"""
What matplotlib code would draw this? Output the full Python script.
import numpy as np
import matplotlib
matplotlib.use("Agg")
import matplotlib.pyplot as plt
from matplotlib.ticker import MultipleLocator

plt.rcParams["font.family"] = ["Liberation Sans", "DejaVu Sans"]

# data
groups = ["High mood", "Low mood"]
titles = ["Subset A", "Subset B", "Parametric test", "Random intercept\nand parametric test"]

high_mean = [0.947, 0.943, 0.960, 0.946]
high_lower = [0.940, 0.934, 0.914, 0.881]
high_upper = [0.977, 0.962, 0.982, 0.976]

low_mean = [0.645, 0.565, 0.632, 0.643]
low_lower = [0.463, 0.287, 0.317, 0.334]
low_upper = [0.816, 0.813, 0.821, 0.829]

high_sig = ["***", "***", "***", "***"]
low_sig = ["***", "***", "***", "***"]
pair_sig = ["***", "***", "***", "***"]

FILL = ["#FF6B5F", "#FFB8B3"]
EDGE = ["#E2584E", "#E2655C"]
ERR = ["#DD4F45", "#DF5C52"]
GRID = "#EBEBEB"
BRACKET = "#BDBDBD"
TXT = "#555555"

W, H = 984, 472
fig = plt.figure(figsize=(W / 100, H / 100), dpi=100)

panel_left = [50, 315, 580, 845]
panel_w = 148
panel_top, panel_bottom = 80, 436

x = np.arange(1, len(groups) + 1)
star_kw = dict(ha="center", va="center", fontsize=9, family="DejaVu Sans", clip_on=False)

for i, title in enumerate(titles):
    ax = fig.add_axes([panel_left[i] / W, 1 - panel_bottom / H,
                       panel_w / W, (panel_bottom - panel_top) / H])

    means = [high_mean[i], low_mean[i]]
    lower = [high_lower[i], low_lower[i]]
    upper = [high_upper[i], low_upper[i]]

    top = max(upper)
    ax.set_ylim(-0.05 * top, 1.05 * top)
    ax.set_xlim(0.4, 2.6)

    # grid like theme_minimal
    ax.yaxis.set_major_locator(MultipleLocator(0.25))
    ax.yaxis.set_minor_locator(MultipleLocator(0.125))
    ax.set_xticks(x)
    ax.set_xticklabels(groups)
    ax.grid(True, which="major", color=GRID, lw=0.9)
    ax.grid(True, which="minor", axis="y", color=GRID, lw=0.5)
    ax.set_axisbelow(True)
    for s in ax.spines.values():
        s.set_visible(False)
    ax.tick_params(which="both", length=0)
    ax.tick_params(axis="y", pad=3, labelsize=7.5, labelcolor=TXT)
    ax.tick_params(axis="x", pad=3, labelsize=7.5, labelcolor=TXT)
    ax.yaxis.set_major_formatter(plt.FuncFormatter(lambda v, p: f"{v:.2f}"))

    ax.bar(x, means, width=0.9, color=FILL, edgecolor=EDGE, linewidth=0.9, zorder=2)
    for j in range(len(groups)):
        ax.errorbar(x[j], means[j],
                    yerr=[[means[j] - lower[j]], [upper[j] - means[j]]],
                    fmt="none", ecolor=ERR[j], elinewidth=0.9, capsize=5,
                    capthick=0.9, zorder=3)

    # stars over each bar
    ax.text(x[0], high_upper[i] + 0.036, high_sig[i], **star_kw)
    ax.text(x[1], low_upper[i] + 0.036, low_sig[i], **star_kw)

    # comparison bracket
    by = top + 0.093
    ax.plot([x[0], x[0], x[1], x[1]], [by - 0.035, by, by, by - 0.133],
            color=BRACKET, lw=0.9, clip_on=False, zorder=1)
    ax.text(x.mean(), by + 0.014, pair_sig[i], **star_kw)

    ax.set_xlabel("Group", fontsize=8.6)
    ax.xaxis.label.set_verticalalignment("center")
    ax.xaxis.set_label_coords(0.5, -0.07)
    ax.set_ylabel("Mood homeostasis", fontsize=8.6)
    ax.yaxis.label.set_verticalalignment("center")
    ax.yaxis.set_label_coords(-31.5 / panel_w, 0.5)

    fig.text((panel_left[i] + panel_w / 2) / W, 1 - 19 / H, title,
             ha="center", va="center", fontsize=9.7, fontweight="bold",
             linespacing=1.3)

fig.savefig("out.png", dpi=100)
"""
"""
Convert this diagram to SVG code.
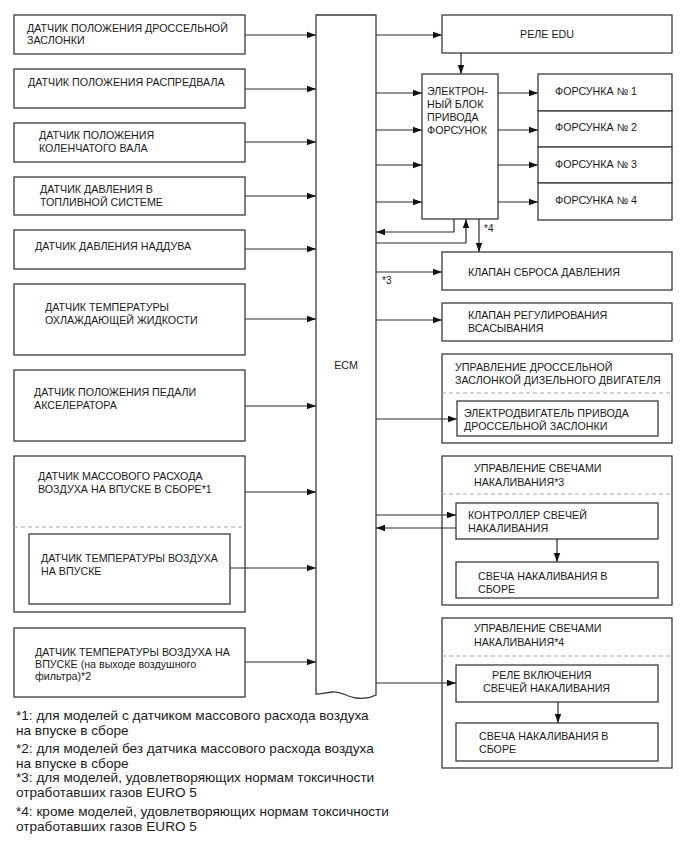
"""
"""
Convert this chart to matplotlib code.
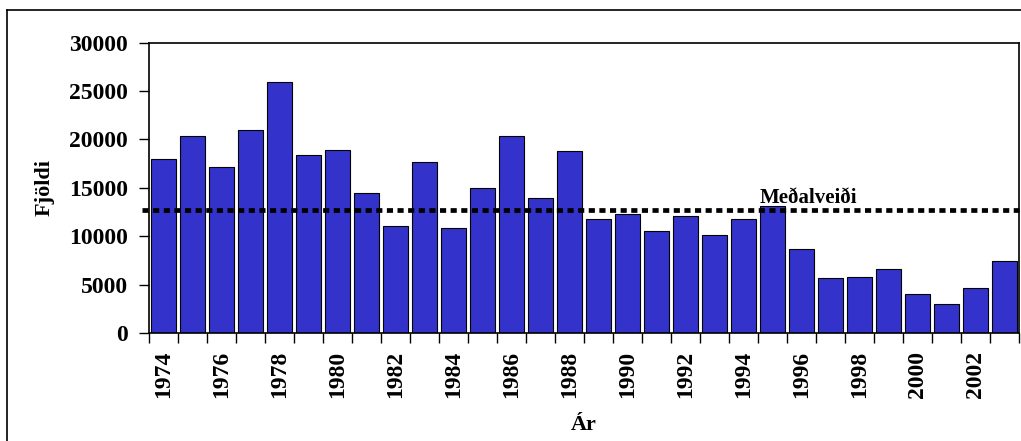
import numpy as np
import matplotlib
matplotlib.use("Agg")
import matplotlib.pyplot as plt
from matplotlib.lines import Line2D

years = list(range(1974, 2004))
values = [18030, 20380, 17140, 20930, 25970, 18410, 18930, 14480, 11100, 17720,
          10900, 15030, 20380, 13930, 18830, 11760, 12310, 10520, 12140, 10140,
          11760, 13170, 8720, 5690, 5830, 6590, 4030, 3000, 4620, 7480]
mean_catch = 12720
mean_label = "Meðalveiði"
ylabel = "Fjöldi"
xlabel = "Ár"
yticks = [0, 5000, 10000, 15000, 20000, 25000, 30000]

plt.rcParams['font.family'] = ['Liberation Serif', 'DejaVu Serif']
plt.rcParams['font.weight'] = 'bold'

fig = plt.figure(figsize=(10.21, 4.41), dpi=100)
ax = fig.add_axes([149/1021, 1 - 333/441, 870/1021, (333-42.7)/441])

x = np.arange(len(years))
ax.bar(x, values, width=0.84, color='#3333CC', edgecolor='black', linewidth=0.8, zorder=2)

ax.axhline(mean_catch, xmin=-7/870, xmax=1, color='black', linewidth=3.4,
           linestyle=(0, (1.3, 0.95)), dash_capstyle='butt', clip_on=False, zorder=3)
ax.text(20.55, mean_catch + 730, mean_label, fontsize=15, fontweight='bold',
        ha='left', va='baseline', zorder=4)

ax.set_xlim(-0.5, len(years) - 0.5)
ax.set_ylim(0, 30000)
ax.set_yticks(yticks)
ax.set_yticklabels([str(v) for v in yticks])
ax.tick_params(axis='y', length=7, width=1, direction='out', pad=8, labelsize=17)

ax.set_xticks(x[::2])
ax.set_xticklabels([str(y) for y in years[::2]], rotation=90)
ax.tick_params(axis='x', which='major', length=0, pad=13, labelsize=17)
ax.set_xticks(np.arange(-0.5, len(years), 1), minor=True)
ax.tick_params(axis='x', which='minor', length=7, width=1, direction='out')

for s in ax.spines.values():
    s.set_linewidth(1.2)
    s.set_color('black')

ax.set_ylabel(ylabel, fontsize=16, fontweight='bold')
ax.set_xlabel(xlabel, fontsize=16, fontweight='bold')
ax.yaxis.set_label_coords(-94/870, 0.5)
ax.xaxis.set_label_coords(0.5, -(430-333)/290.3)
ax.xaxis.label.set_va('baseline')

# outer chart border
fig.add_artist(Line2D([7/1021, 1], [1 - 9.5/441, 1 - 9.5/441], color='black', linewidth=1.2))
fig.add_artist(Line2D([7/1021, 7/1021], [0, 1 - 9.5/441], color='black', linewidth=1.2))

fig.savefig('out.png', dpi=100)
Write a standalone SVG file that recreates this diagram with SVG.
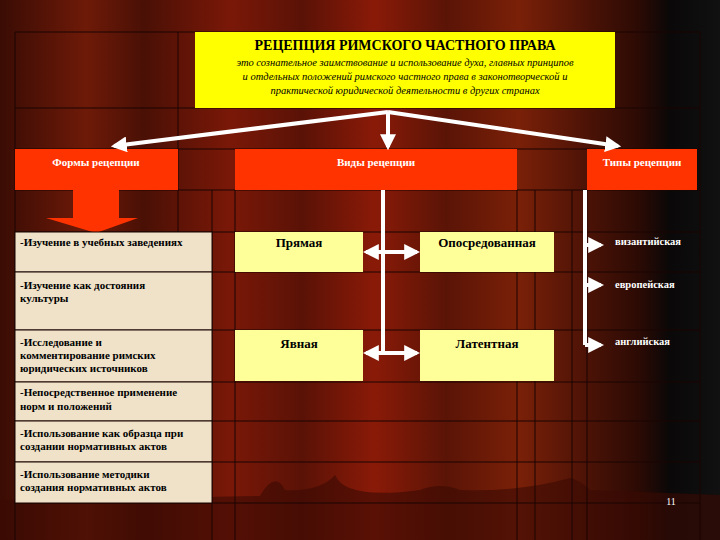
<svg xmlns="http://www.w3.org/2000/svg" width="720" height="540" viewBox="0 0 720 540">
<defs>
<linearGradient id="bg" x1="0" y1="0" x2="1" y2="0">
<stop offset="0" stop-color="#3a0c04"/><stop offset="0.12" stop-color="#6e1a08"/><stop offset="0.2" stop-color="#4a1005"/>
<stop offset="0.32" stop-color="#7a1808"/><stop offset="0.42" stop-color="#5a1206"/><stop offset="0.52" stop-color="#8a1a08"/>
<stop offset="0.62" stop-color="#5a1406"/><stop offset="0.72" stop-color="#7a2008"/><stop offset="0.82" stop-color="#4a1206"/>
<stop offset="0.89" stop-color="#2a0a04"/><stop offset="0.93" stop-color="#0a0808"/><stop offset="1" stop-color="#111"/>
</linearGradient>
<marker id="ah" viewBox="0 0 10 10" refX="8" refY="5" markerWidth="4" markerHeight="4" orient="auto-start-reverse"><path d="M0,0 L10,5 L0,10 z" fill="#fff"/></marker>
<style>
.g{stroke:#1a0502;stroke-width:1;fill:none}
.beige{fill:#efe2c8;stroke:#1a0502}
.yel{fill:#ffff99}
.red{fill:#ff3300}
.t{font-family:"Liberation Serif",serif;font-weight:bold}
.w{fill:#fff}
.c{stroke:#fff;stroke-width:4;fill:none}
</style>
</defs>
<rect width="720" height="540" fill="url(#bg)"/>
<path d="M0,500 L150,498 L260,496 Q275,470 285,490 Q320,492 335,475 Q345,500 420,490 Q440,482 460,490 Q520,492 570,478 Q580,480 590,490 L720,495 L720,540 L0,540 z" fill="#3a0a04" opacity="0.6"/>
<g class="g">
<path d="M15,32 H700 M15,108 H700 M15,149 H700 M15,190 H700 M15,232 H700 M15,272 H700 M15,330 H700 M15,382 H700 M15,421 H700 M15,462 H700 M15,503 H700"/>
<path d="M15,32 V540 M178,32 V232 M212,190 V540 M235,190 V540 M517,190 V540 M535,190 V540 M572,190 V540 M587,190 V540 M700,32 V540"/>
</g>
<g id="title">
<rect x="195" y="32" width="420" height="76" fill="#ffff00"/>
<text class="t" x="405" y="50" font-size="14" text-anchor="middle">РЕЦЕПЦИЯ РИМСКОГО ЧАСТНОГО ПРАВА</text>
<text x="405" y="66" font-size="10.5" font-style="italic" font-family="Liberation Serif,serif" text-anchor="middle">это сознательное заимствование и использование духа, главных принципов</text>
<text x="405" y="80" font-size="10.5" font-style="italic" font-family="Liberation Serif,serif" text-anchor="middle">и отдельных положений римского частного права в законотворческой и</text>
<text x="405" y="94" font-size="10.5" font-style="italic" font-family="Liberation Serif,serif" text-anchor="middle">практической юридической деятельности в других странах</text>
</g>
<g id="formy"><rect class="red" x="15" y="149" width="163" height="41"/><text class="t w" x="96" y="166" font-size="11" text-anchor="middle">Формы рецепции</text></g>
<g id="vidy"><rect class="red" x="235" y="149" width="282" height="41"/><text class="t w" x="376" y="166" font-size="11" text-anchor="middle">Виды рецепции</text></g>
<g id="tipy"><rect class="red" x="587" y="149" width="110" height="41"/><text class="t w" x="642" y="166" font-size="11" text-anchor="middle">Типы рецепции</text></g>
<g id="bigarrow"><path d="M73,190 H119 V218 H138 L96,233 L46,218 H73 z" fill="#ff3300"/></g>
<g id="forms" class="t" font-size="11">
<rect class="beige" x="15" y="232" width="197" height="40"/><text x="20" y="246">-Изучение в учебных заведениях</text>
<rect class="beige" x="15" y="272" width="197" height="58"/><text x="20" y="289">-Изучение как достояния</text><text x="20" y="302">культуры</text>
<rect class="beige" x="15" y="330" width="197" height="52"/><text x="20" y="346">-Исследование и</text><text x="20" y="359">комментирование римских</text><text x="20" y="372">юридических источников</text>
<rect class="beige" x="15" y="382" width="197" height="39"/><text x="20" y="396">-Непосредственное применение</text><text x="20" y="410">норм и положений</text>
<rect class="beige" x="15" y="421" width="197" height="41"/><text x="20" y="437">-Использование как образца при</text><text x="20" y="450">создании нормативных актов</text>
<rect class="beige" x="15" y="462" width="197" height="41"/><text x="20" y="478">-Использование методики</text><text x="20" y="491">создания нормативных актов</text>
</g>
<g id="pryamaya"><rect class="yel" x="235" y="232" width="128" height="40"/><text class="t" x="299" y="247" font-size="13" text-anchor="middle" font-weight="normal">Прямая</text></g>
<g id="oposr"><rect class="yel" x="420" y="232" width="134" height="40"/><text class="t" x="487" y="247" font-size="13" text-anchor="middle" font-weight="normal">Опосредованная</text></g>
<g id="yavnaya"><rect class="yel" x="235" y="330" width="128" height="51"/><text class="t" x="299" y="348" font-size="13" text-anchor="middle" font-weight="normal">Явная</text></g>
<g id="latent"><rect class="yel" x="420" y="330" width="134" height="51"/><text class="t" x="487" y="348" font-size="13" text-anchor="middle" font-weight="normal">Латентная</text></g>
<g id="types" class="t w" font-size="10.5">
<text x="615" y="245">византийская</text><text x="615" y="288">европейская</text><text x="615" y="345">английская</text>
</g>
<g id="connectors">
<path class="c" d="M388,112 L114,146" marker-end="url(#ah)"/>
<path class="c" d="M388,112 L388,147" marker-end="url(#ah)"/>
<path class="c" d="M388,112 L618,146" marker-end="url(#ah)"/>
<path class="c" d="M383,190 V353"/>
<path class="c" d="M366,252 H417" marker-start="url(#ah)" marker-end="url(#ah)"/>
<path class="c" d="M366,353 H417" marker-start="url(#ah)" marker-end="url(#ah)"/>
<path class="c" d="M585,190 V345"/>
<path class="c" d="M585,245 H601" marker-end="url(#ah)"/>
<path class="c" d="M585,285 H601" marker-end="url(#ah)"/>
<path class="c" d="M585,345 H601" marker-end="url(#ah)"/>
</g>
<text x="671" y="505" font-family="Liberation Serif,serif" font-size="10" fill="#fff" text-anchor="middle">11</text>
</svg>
"""
Given request: Find and copy every line in the entries above where the string "Convert" occurs.

Result of the exercise:
Convert this diagram to SVG code.
Convert this chart to matplotlib code.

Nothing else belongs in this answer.